Hoe het paard tot ons kwam

Ergens in de Bronstijd – zoveel is zeker – temde de mens voor het eerst het paard, en nooit zou de wereld meer hetzelfde zijn. Voortaan kon de mens zich over veel grotere afstanden verplaatsen, handeldrijven, oorlogvoeren. Het was een van de doorbraken in de geschiedenis. Maar waar gebeurde het precies, en wanneer?

In noordelijk Kazachstan, onder meer, ten tijde van de zogeheten Botai-cultuur tussen 3700 en 3100 jaar voor Christus, zeggen Britse archeologen in Science (6 maart). De Britten hebben, geholpen door een internationaal team wetenschappers, hiervoor nieuw bewijs gevonden, het vroegste bewijs van gedomesticeerde paarden ooit.

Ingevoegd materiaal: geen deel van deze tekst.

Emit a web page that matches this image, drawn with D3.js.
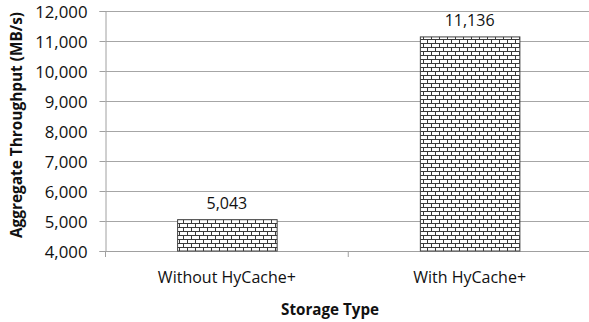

Een volslagen verrassing is het niet, aangezien al werd aangenomen dat het paard vanaf pakweg 4000 voor Chr. voor het eerst is getemd door Indo-Europese nomaden, ergens in de Euraziatische steppen aan weerszijden van de Oeral. En anders door Turkse stammen in Centraal-Azië. Gebieden die later eeuwenlang de bakermat zijn geweest van wilde ruitervolkeren, van Scythen tot Mongolen.

De Botai-cultuur was al in beeld bij archeoloog David Anthony in zijn boek The Horse, the Wheel, and Language (2007). Van deze cultuur zijn de afgelopen jaren door het Carnegie Museum of Natural History in Pittsburgh in Noord-Kazachstan drie vindplaatsen blootgelegd (Botai, Krasnyi Yar en Vasilkovka), en één ding is helder: die Botai hadden wat met paarden.

De opgegraven nederzettingen zijn bezaaid met paardenbotten. Ook zijn werktuigen van paardenbot gevonden die wijzen op leerbewerking. Mogelijk maakten de Botai kleding van paardenleer. Op paarden jagen deden ze vermoedelijk niet, want echt jachtgereedschap ontbreekt. Genoeg aanwijzingen voor domesticatie dus, maar duidelijk bewijs ontbrak.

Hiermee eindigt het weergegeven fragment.